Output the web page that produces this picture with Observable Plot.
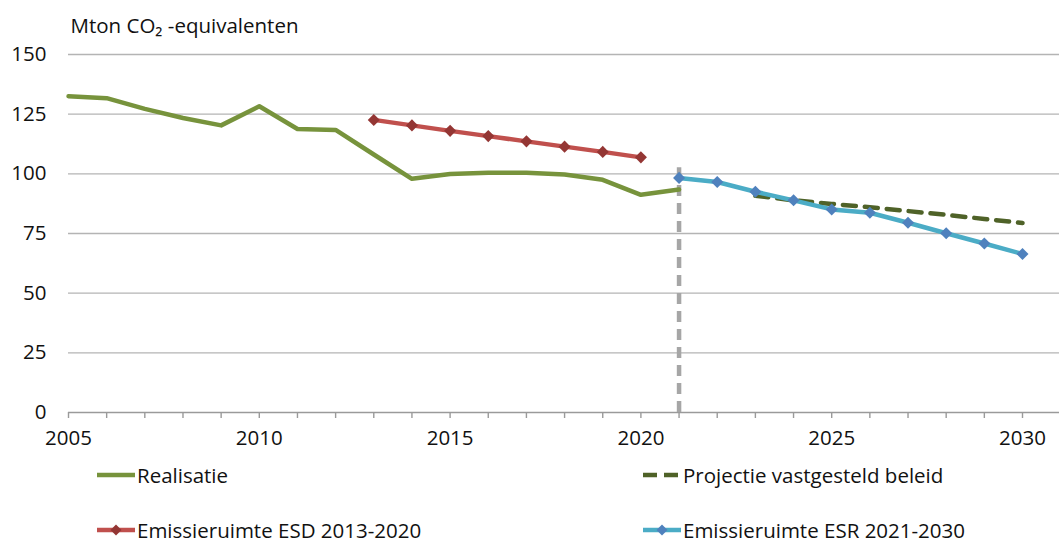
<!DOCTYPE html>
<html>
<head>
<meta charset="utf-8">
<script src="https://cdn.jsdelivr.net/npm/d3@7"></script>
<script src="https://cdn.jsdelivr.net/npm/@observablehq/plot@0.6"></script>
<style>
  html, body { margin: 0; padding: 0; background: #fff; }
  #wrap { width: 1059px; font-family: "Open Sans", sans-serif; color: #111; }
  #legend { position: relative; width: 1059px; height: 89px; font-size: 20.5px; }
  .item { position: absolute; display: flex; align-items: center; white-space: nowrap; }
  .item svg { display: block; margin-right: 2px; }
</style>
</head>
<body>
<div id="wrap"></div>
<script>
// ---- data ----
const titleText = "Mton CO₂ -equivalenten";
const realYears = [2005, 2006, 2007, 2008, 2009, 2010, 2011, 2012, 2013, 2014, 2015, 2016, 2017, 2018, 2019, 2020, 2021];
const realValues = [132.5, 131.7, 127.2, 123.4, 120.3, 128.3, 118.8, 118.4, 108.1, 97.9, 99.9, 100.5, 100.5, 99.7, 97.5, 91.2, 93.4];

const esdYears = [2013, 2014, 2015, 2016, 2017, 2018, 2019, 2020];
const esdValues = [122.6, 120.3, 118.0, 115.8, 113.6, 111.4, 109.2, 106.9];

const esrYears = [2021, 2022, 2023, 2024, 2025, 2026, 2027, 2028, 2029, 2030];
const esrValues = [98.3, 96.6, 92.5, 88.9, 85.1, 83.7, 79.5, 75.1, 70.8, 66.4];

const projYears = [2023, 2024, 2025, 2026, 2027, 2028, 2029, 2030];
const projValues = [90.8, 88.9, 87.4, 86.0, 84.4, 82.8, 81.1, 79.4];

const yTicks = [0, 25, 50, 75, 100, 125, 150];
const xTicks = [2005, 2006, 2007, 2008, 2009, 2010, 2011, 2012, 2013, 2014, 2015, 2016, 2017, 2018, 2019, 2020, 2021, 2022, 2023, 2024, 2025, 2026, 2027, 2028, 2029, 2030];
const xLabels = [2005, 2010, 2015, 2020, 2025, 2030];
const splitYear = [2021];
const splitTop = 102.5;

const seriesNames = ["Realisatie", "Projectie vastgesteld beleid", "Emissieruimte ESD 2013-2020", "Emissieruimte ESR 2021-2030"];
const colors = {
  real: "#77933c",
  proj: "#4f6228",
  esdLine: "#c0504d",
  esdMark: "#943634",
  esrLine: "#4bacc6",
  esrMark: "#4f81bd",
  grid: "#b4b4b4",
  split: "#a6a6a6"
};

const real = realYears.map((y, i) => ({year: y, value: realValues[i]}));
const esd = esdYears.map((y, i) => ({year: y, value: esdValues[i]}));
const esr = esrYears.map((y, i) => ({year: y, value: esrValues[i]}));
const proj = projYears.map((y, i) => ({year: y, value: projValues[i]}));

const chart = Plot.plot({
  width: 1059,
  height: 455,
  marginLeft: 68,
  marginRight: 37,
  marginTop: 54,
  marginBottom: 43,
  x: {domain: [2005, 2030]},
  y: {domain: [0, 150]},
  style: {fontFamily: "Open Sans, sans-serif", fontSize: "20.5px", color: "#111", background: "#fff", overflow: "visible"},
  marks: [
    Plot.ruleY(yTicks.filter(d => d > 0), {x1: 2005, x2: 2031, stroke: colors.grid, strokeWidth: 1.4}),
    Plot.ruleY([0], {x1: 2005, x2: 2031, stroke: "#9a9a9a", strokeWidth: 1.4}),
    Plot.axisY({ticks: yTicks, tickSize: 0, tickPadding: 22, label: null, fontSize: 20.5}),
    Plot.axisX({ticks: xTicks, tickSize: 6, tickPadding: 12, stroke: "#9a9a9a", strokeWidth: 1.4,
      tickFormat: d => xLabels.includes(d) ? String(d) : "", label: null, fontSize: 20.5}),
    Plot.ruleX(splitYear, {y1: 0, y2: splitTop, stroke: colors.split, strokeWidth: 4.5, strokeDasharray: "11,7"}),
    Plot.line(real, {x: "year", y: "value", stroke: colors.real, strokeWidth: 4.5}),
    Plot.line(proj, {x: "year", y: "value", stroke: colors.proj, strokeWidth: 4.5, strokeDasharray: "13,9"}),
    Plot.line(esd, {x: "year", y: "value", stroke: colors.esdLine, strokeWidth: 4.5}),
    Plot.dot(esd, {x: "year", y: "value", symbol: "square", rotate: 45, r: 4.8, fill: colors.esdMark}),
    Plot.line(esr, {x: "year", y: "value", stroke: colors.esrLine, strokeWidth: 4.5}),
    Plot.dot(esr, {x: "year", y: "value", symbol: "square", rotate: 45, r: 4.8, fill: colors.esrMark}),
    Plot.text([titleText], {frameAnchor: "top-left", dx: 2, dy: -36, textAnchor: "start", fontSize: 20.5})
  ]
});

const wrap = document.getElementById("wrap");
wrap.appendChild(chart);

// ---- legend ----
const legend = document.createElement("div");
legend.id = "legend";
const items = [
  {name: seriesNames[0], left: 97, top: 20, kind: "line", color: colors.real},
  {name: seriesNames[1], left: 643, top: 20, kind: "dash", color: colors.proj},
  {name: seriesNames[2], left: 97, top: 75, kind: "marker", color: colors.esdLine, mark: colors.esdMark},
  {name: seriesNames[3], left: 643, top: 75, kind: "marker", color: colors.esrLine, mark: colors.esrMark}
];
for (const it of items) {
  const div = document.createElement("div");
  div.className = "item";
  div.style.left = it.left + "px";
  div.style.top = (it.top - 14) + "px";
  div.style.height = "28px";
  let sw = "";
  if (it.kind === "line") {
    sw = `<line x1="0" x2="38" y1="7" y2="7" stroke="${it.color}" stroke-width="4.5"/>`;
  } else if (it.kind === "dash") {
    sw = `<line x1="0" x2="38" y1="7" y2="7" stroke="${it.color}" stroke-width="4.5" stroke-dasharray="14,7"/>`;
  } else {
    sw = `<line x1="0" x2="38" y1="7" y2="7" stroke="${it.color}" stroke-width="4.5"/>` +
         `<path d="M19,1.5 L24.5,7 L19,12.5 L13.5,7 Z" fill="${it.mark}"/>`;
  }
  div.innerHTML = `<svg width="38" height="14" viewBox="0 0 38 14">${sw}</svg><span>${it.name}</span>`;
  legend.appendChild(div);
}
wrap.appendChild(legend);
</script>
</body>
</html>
----
TASK DESCRIPTION: Reproduce the data above word for word from its first line through the line that holds "const splitTop = 102.5;", both ends included; skip pictures.

RESPONSE BELOW:
Output the web page that produces this picture with Observable Plot.
<!DOCTYPE html>
<html>
<head>
<meta charset="utf-8">
<script src="https://cdn.jsdelivr.net/npm/d3@7"></script>
<script src="https://cdn.jsdelivr.net/npm/@observablehq/plot@0.6"></script>
<style>
  html, body { margin: 0; padding: 0; background: #fff; }
  #wrap { width: 1059px; font-family: "Open Sans", sans-serif; color: #111; }
  #legend { position: relative; width: 1059px; height: 89px; font-size: 20.5px; }
  .item { position: absolute; display: flex; align-items: center; white-space: nowrap; }
  .item svg { display: block; margin-right: 2px; }
</style>
</head>
<body>
<div id="wrap"></div>
<script>
// ---- data ----
const titleText = "Mton CO₂ -equivalenten";
const realYears = [2005, 2006, 2007, 2008, 2009, 2010, 2011, 2012, 2013, 2014, 2015, 2016, 2017, 2018, 2019, 2020, 2021];
const realValues = [132.5, 131.7, 127.2, 123.4, 120.3, 128.3, 118.8, 118.4, 108.1, 97.9, 99.9, 100.5, 100.5, 99.7, 97.5, 91.2, 93.4];

const esdYears = [2013, 2014, 2015, 2016, 2017, 2018, 2019, 2020];
const esdValues = [122.6, 120.3, 118.0, 115.8, 113.6, 111.4, 109.2, 106.9];

const esrYears = [2021, 2022, 2023, 2024, 2025, 2026, 2027, 2028, 2029, 2030];
const esrValues = [98.3, 96.6, 92.5, 88.9, 85.1, 83.7, 79.5, 75.1, 70.8, 66.4];

const projYears = [2023, 2024, 2025, 2026, 2027, 2028, 2029, 2030];
const projValues = [90.8, 88.9, 87.4, 86.0, 84.4, 82.8, 81.1, 79.4];

const yTicks = [0, 25, 50, 75, 100, 125, 150];
const xTicks = [2005, 2006, 2007, 2008, 2009, 2010, 2011, 2012, 2013, 2014, 2015, 2016, 2017, 2018, 2019, 2020, 2021, 2022, 2023, 2024, 2025, 2026, 2027, 2028, 2029, 2030];
const xLabels = [2005, 2010, 2015, 2020, 2025, 2030];
const splitYear = [2021];
const splitTop = 102.5;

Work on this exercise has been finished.